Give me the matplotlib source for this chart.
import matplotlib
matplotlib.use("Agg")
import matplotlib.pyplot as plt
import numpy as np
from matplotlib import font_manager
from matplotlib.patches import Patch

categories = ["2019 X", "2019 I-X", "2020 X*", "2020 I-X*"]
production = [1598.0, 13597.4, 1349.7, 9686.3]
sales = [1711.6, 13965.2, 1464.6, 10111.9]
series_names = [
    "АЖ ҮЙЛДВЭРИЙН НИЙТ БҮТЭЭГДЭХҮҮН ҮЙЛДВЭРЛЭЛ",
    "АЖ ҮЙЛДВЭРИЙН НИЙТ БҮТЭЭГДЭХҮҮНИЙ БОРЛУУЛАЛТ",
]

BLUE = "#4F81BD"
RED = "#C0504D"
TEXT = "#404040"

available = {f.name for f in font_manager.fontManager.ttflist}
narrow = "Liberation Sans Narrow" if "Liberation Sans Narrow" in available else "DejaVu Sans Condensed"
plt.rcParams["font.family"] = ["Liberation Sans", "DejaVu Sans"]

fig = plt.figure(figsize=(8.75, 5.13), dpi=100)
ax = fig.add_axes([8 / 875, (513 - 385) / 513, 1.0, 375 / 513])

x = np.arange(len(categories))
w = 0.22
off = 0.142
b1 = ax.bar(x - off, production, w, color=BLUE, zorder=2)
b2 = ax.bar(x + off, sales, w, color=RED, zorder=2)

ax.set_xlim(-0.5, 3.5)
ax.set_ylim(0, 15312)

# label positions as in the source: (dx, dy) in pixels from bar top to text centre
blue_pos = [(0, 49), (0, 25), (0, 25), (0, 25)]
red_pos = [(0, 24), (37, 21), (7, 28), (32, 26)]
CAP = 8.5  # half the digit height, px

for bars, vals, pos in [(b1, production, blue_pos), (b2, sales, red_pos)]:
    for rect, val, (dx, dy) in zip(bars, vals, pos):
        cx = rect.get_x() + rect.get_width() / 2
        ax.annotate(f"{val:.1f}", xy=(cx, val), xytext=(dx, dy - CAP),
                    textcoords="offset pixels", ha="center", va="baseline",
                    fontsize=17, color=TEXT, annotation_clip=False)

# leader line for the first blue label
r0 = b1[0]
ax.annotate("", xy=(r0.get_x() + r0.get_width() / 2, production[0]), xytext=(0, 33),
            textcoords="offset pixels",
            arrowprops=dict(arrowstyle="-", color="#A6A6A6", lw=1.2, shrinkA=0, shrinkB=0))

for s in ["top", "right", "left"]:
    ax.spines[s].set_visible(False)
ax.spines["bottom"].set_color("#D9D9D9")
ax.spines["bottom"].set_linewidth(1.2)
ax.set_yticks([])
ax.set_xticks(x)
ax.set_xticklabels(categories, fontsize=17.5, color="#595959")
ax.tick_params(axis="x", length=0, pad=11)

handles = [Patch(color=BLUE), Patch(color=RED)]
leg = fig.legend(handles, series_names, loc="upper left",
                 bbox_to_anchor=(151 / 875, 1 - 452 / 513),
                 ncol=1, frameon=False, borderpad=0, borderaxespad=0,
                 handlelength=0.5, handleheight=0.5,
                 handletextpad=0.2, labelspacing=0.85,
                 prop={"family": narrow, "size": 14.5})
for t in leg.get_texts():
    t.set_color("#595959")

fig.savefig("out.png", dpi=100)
※
DESCRIPTION OF THE TASK:
Return all the data exactly as given.

RESPONSE TO THE TASK:
Give me the matplotlib source for this chart.
import matplotlib
matplotlib.use("Agg")
import matplotlib.pyplot as plt
import numpy as np
from matplotlib import font_manager
from matplotlib.patches import Patch

categories = ["2019 X", "2019 I-X", "2020 X*", "2020 I-X*"]
production = [1598.0, 13597.4, 1349.7, 9686.3]
sales = [1711.6, 13965.2, 1464.6, 10111.9]
series_names = [
    "АЖ ҮЙЛДВЭРИЙН НИЙТ БҮТЭЭГДЭХҮҮН ҮЙЛДВЭРЛЭЛ",
    "АЖ ҮЙЛДВЭРИЙН НИЙТ БҮТЭЭГДЭХҮҮНИЙ БОРЛУУЛАЛТ",
]

BLUE = "#4F81BD"
RED = "#C0504D"
TEXT = "#404040"

available = {f.name for f in font_manager.fontManager.ttflist}
narrow = "Liberation Sans Narrow" if "Liberation Sans Narrow" in available else "DejaVu Sans Condensed"
plt.rcParams["font.family"] = ["Liberation Sans", "DejaVu Sans"]

fig = plt.figure(figsize=(8.75, 5.13), dpi=100)
ax = fig.add_axes([8 / 875, (513 - 385) / 513, 1.0, 375 / 513])

x = np.arange(len(categories))
w = 0.22
off = 0.142
b1 = ax.bar(x - off, production, w, color=BLUE, zorder=2)
b2 = ax.bar(x + off, sales, w, color=RED, zorder=2)

ax.set_xlim(-0.5, 3.5)
ax.set_ylim(0, 15312)

# label positions as in the source: (dx, dy) in pixels from bar top to text centre
blue_pos = [(0, 49), (0, 25), (0, 25), (0, 25)]
red_pos = [(0, 24), (37, 21), (7, 28), (32, 26)]
CAP = 8.5  # half the digit height, px

for bars, vals, pos in [(b1, production, blue_pos), (b2, sales, red_pos)]:
    for rect, val, (dx, dy) in zip(bars, vals, pos):
        cx = rect.get_x() + rect.get_width() / 2
        ax.annotate(f"{val:.1f}", xy=(cx, val), xytext=(dx, dy - CAP),
                    textcoords="offset pixels", ha="center", va="baseline",
                    fontsize=17, color=TEXT, annotation_clip=False)

# leader line for the first blue label
r0 = b1[0]
ax.annotate("", xy=(r0.get_x() + r0.get_width() / 2, production[0]), xytext=(0, 33),
            textcoords="offset pixels",
            arrowprops=dict(arrowstyle="-", color="#A6A6A6", lw=1.2, shrinkA=0, shrinkB=0))

for s in ["top", "right", "left"]:
    ax.spines[s].set_visible(False)
ax.spines["bottom"].set_color("#D9D9D9")
ax.spines["bottom"].set_linewidth(1.2)
ax.set_yticks([])
ax.set_xticks(x)
ax.set_xticklabels(categories, fontsize=17.5, color="#595959")
ax.tick_params(axis="x", length=0, pad=11)

handles = [Patch(color=BLUE), Patch(color=RED)]
leg = fig.legend(handles, series_names, loc="upper left",
                 bbox_to_anchor=(151 / 875, 1 - 452 / 513),
                 ncol=1, frameon=False, borderpad=0, borderaxespad=0,
                 handlelength=0.5, handleheight=0.5,
                 handletextpad=0.2, labelspacing=0.85,
                 prop={"family": narrow, "size": 14.5})
for t in leg.get_texts():
    t.set_color("#595959")

fig.savefig("out.png", dpi=100)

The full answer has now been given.